Vers la fin de la Seconde Intifada, les autorités Israéliennes avaient décidé de mettre un terme à leur politique de rétention des cadavres Palestiniens. Or, ces mêmes autorités refusent aujourd’hui de remettre les morts à leurs familles ; une mesure qui a suscité une controverse chez les responsables israéliens et a conduit à des protestations massives en Cisjordanie occupée.

Durant le mois d’octobre, le nombre total des dépouilles des Palestiniens s’est élevé à 33. Seulement 11 ont pu être remis à leurs familles respectives d’après le Comité National Palestinien pour la Récupération des Corps des Martyrs.

La majorité des détenus ont soit tué ou blessé des militaires et des civils israéliens dans diverses attaques, alors que l’implication réelle des autres dans des attaques au moment de leur mort a été contestée par les Nations Unies et Amnesty International.

La semaine écoulée, lors des funérailles communes de cinq Palestiniens, tous âgés de moins de 18 ans, des milliers de personnes ont pris part au cortège funèbre descendu dans la rue, un rassemblement de personnes endeuillées que la direction israélienne a qualifié d’ « événement nationaliste. »

D’après les médias israéliens, le ministre de la défense, Moshe Yaalon, qui avait pourtant approuvé la semaine dernière le retour des dépouilles chez elles car elles représentaient désormais un « fardeau et non un atout », a déclaré dimanche dernier que l’Autorité Palestinienne n’a pas été en mesure de respecter l’accord conclu avec Israël et qui stipulait l’interdiction des funérailles de masse pour les corps remis aux familles.

Lors d’une réunion du cabinet de sécurité, Yaalon aurait fait part de sa décision de suspendre temporairement l’opération de remise des corps des Palestiniens d’Hébron, et si l’AP manquait à sa promesse d’interdire les funérailles en masse, Israël ne restituera pas les dépouilles restantes et les enterrera en Israël.

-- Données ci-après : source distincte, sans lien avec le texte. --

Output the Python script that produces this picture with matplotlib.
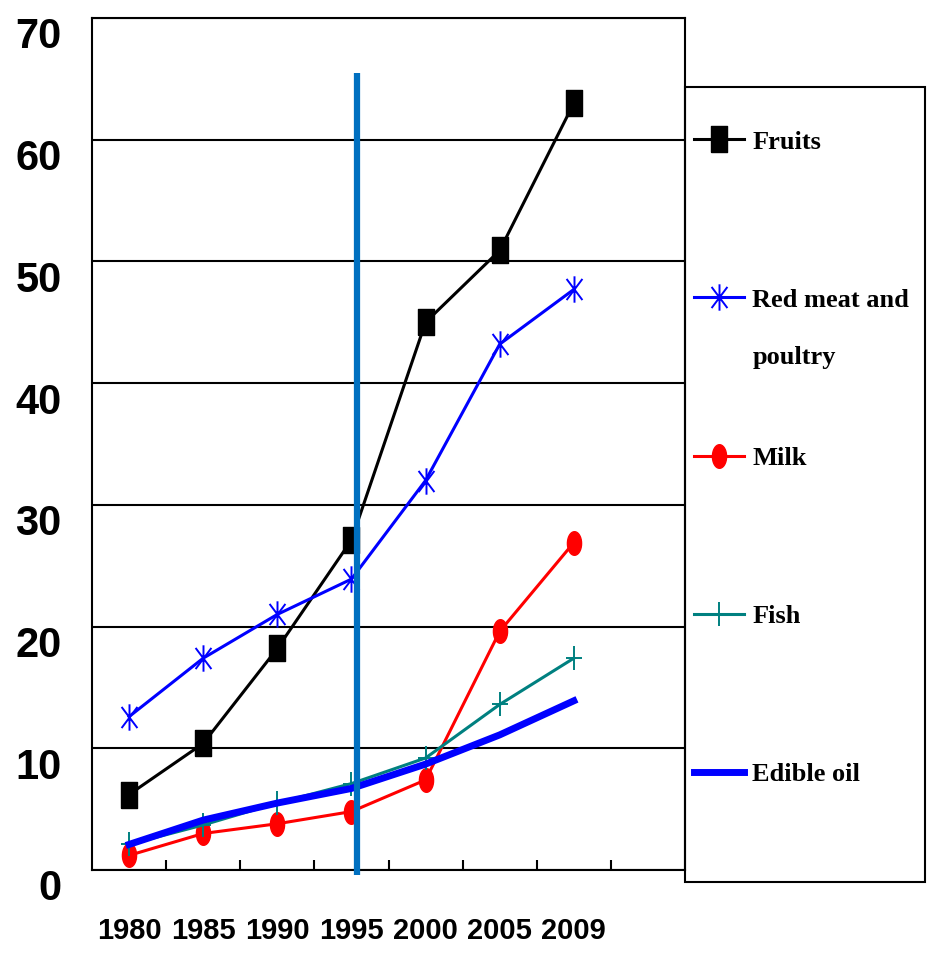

L’Autorité Palestinienne se trouve coincée dans la spirale du ressentiment populaire et de ce fait, toute capacité potentielle à réprimer la participation et l’affluence aux funérailles donnerait probablement lieu à des malaises qui existent déjà dans sa coopération avec Israël.

« Les faire souffrir »

Selon Salwa Baker Hammad, porte-parole du Comité National Palestinien pour la Récupération des Corps des Martyrs, les corps des Palestiniens qui sont encore retenus depuis les attaques du mois d’octobre comprennent 10 d’Hébron, 10 de Jérusalem dont quatre mineurs, et un du Naqab (Néguev).

Au cours des années, Salwa a rencontré des dizaines de familles Palestiniennes qui ont fait appel auprès de la cour suprême Israélienne pour tenter de récupérer les dépouilles de leurs proches.

Quelles que soient les véritables motivations politiques qui se cachent derrière la politique de retenir les corps des morts, le seul résultat tangible qu’elle a pu noter est la souffrance des familles.

« J’ai rencontré le père de Bayan al-Esseily, la jeune fille de 17 ans, originaire d’Hébron, avant que sa dépouille ne soit restituée. Une semaine auparavant, il était comme un fou. Il nous a dit ‘’Je veux voir ma fille, je ne peux pas dormir, je ne peux pas manger’’. En somme, ils l’ont fait souffrir. »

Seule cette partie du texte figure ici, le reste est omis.